King sat down the bench from Michael Jordan, Scottie Pippen, John Paxson, Steve Kerr, Horace Grant, and Bill Cartwright. He was now just one piece of a complex puzzle – and definitely not the piece that got the most attention. By playing his heart out, however, he was able to share in the first three championships of the Bulls’ dynasty of the 1990s.


When King announced his retirement from professional basketball there wasn’t a great deal of attention from the press. One reporter graciously asked, “Stacey, what would you say was your most memorable moment during your NBA career?”


King smiled. “That’s easy. That would be the night when Michael Jordan and I combined to score 70 points.”




When the reporters checked the records, it turned out that Michael Jordan had scored 69 points that night. Stacey King had hit a single free throw.


He later reflected, "Of course you want to score 20 points a game and make the All-Star team, but I realized from day one that I wasn't going to be able to do that on this team.  B.J. [Armstrong], Jeff Sanders and I were told 'You're pieces of the puzzle.' I remember Jerry Krause saying, 'You don't need to score. Play defense, block shots and you'll help us win a championship.'

"The bottom line is I've won my whole life and when I look at personal accolades, I'd rather have won a championship. A lot of great players never got out of the first round of the playoffs. I look at the big picture. When you have success as a team, everybody prospers and I think sometimes guys don't understand that."


According to the New Testament, what’s the number one character quality that helps everyone around us prosper?  That would be humility.


Humility is not easy to define. British theologian C.S. Lewis perhaps came closest to the mark when he said, “Humility is not thinking less of yourself, it’s thinking of yourself less.”

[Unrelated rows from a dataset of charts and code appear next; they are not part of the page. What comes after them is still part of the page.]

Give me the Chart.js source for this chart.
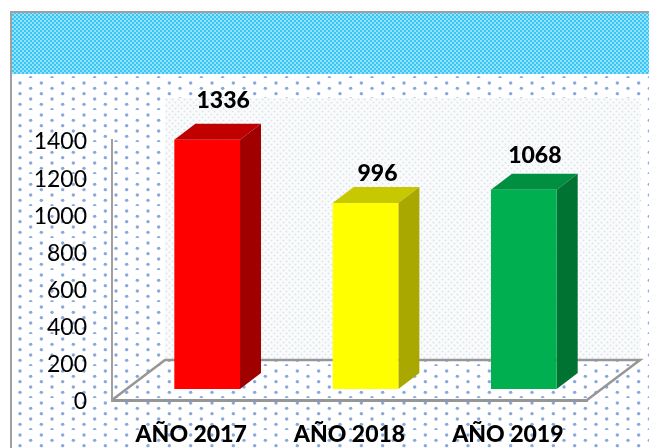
<!DOCTYPE html>
<html><head><meta charset="utf-8">
<style>html,body{margin:0;padding:0;background:#fff;overflow:hidden}canvas{display:block}</style>
<script src="https://cdn.jsdelivr.net/npm/chart.js@4"></script>
</head><body><canvas id="c" width="649" height="448"></canvas>
<script>
const categories = ["AÑO 2017", "AÑO 2018", "AÑO 2019"];
const values = [1336, 996, 1068];
const yTicks = [0, 200, 400, 600, 800, 1000, 1200, 1400];
const frontColors = ["#ff0000", "#ffff00", "#00b050"];
const sideColors = ["#a00000", "#a8a800", "#007232"];
const topColors = ["#c00000", "#c8c800", "#008f40"];
const labelOffsets = [[16, -39], [12, -30], [11, -34]];

const DEPTH_X = 21, DEPTH_Y = -16, SHIFT_X = 16;
const FLOOR_DX = 53, FLOOR_DY = -40;

function makeTile(w, h, base, dots, color, r) {
  const s = document.createElement("canvas"); s.width = w; s.height = h;
  const g = s.getContext("2d");
  g.fillStyle = base; g.fillRect(0, 0, w, h);
  g.fillStyle = color;
  dots.forEach(([x, y]) => { g.beginPath(); g.arc(x, y, r, 0, Math.PI * 2); g.fill(); });
  return s;
}
function fillPat(ctx, tile, ox, oy, x, y, w, h) {
  ctx.save();
  ctx.translate(ox, oy);
  ctx.fillStyle = ctx.createPattern(tile, "repeat");
  ctx.fillRect(x - ox, y - oy, w, h);
  ctx.restore();
}

const scene = {
  id: "scene",
  beforeDraw(chart) {
    const ctx = chart.ctx, a = chart.chartArea;
    ctx.save();
    ctx.fillStyle = "#fff"; ctx.fillRect(0, 0, chart.width, chart.height);
    const u = 32 / 3;
    const sheet = makeTile(64, 32, "#ffffff",
      [[5,5],[5,5+u*2],[5,5+u],[5+u*2,5],[5+u*2,5+u],[5+u*2,5+u*2],[5+u*4,5],[5+u*4,5+u],[5+u*4,5+u*2],
       [5+u,5+u/2],[5+u,5+u*1.5],[5+u,5+u*2.5],[5+u*3,5+u/2],[5+u*3,5+u*1.5],[5+u*3,5+u*2.5],[5+u*5,5+u/2],[5+u*5,5+u*1.5],[5+u*5,5+u*2.5]],
      "#86a9dd", 1.7);
    fillPat(ctx, sheet, 15, 78, 11, 74, 638, 374);
    const band = makeTile(4, 4, "#38c6f8", [[1, 1], [3, 3]], "#b4ebfd", 1);
    fillPat(ctx, band, 12, 12, 12, 12, 637, 62);
    ctx.fillStyle = "#a0a0a0";
    ctx.fillRect(10, 11, 639, 2);
    ctx.fillRect(10, 11, 2, 437);
    const wallTop = 98, wx = a.left + FLOOR_DX, wy = a.bottom + FLOOR_DY, wr = a.right + FLOOR_DX;
    const wall = makeTile(6, 6, "#f9fbfc", [[1.5, 1.5], [4.5, 4.5]], "#dfe5ea", 1);
    fillPat(ctx, wall, wx, wallTop, wx, wallTop, wr - wx, wy - wallTop);
    ctx.strokeStyle = "#969696"; ctx.lineWidth = 2.5;
    ctx.beginPath();
    ctx.moveTo(a.left, a.bottom); ctx.lineTo(wx, wy); ctx.lineTo(wr, wy); ctx.lineTo(a.right, a.bottom);
    ctx.stroke();
    ctx.restore();
  },
  beforeDatasetsDraw(chart) {
    const ctx = chart.ctx;
    ctx.save();
    ctx.translate(SHIFT_X, 0);
    chart.getDatasetMeta(0).data.forEach((b, i) => {
      const l = b.x - b.width / 2, r = b.x + b.width / 2, t = b.y, bot = b.base;
      ctx.fillStyle = topColors[i];
      ctx.beginPath();
      ctx.moveTo(l, t); ctx.lineTo(l + DEPTH_X, t + DEPTH_Y); ctx.lineTo(r + DEPTH_X, t + DEPTH_Y); ctx.lineTo(r, t);
      ctx.closePath(); ctx.fill();
      ctx.fillStyle = sideColors[i];
      ctx.beginPath();
      ctx.moveTo(r, t); ctx.lineTo(r + DEPTH_X, t + DEPTH_Y); ctx.lineTo(r + DEPTH_X, bot + DEPTH_Y); ctx.lineTo(r, bot);
      ctx.closePath(); ctx.fill();
    });
    ctx.restore();
    ctx.save();
    ctx.translate(SHIFT_X, 0);
  },
  afterDatasetsDraw(chart) {
    const ctx = chart.ctx;
    ctx.restore();
    ctx.save();
    ctx.font = "900 23px Lato";
    ctx.fillStyle = "#000";
    ctx.textAlign = "center"; ctx.textBaseline = "middle";
    chart.getDatasetMeta(0).data.forEach((b, i) => {
      ctx.fillText(String(values[i]), b.x + SHIFT_X + labelOffsets[i][0], b.y + labelOffsets[i][1]);
    });
    ctx.restore();
  }
};

new Chart(document.getElementById("c"), {
  type: "bar",
  data: {
    labels: categories,
    datasets: [{
      data: values,
      yAxisID: "yBar",
      backgroundColor: frontColors,
      borderWidth: 0,
      barPercentage: 1,
      categoryPercentage: 0.415,
      clip: false
    }]
  },
  options: {
    responsive: false,
    animation: false,
    events: [],
    layout: { padding: { top: 140, right: 62, left: 0, bottom: 0 } },
    plugins: { legend: { display: false }, tooltip: { enabled: false }, title: { display: false } },
    scales: {
      x: {
        grid: { display: false, drawTicks: false },
        border: { color: "#969696", width: 3 },
        ticks: { color: "#000", font: { family: "Lato", weight: "900", size: 23 }, padding: 21, maxRotation: 0 },
        afterFit(s) { s.height = 48; }
      },
      y: {
        min: 0, max: 1400,
        afterBuildTicks(s) { s.ticks = yTicks.map(v => ({ value: v })); },
        grid: { display: false, drawTicks: false },
        border: { color: "#a0a0a0", width: 2 },
        ticks: { color: "#000", font: { family: "Lato", size: 23 }, padding: 25, labelOffset: 2, callback: v => String(v) },
        afterFit(s) { s.width = 112; }
      },
      yBar: {
        display: false,
        min: -59, max: 1334
      }
    }
  },
  plugins: [scene]
});
</script></body></html>
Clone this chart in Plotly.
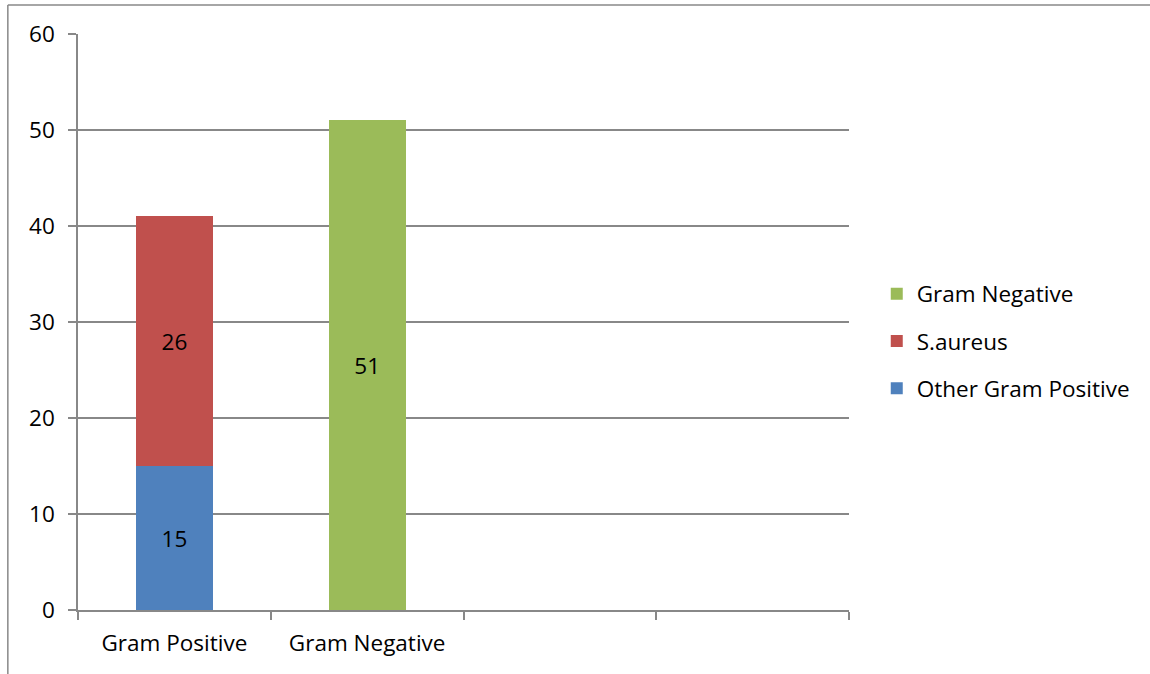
import plotly.graph_objects as go

# Chart data
categories = ["Gram Positive", "Gram Negative"]
other_gram_positive = [15, None]
s_aureus = [26, None]
gram_negative = [None, 51]
y_ticks = [0, 10, 20, 30, 40, 50, 60]

blue = "#4F81BD"
red = "#C0504D"
green = "#9BBB59"
grid = "#888888"
font_family = "'Open Sans', Lato, sans-serif"
fsize = 22.5

x_pos = list(range(len(categories)))

fig = go.Figure()
series = [
    ("Other Gram Positive", other_gram_positive, blue, 3),
    ("S.aureus", s_aureus, red, 2),
    ("Gram Negative", gram_negative, green, 1),
]
for name, vals, color, rank in series:
    fig.add_trace(go.Bar(
        x=x_pos, y=vals, name=name, legendgroup=name, legendrank=rank,
        marker=dict(color=color, line=dict(width=0)),
        width=0.4,
        text=[("" if v is None else str(v)) for v in vals],
        textposition="inside", insidetextanchor="middle",
        textfont=dict(color="black", size=fsize, family=font_family),
        cliponaxis=False,
    ))

fig.update_layout(
    width=1150, height=674,
    margin=dict(l=78, r=301, t=34, b=64),
    barmode="stack",
    plot_bgcolor="white", paper_bgcolor="white",
    font=dict(family=font_family, size=fsize, color="black"),
    showlegend=True,
    legend=dict(
        x=1.036, xanchor="left", y=0.467, yanchor="middle",
        traceorder="grouped", tracegroupgap=15,
        font=dict(size=fsize, color="black"),
        itemwidth=30, bgcolor="rgba(0,0,0,0)",
    ),
    uniformtext=dict(mode=False),
)

fig.update_xaxes(
    range=[-0.5, 3.5],
    tickvals=x_pos, ticktext=categories, ticks="",
    showgrid=False, zeroline=False,
    showline=True, linecolor=grid, linewidth=1.5,
    minor=dict(tickvals=[-0.5, 0.5, 1.5, 2.5, 3.5], ticks="outside",
               ticklen=8, tickcolor=grid, tickwidth=1.5, showgrid=False),
    tickfont=dict(size=fsize), ticklabelstandoff=12,
)
fig.update_yaxes(
    range=[0, 60], tickvals=y_ticks,
    ticks="outside", ticklen=8, tickcolor=grid, tickwidth=1.5,
    showgrid=True, gridcolor=grid, gridwidth=1.5,
    zeroline=False,
    showline=True, linecolor=grid, linewidth=1.5,
    tickfont=dict(size=fsize), ticklabelstandoff=9,
)

# Outer chart frame
fig.add_shape(type="line", xref="paper", yref="paper",
              x0=-0.091, x1=1.392, y0=1.0503, y1=1.0503,
              line=dict(color=grid, width=1.5))
fig.add_shape(type="line", xref="paper", yref="paper",
              x0=-0.091, x1=-0.091, y0=1.0503, y1=-0.2,
              line=dict(color=grid, width=1.5))

fig.write_html("out.html")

But that only propels us to the next question: How do we cultivate self-forgetfulness in a culture that is intoxicated by celebrities, selfies, and celebrities taking selfies? How can we ever become humble when, as soon as we say, “I think I’ve got it!” we can be pretty sure we no longer have it?


The deepest and wisest answer is service. 


It’s no accident that Jesus said, concerning himself: “For even the Son of Man did not come to be served, but to serve, and to give his life as a ransom for many” (Mark 10:45). 


Service is the ultimate grandiosity-buster. Nothing grows humility like being quietly available to meet the needs of other people. Especially those who struggle to care for themselves.


Parenting is a kind of service that deepens our humility. Our children desperately need us. But they don’t always say thank you. And we don’t always know best how to love them, especially as they grow older.


Caring for aging parents humbles us. Sociologists tell us that we are living in the first period in human history in which the average woman will spend more hours giving primary care to her mother than her mother gave to her when she was a little girl. Searching for the right combination of grace, tenderness, patience, and firmness with older family members is a significant strategy to choke our pride.


An essential reason that Jesus calls us to a life of service – of putting the needs of our family, our team, and our community in front of our own – is not just to help others. We are the ones who are chiefly transformed when we serve.


I once heard a respected teacher say, “The best preparation for a mission-centered life is to do at least one thing every day that you really don’t feel like doing.”


At first blush that may seem rather grim. But over time, as we get used to doing small kindnesses without complaining, we will think less and less of ourselves. And we will begin to take delight in the actual contributions that our gifts and efforts make to the world, even if they don’t make headlines.  


After all, God is the real star. That makes all of us role players. 


From time-to-time God allows us the thrill of hitting a free throw that actually counts.


But at the end of the day, it’s a joy simply to be on the same team with the Greatest who ever played the game.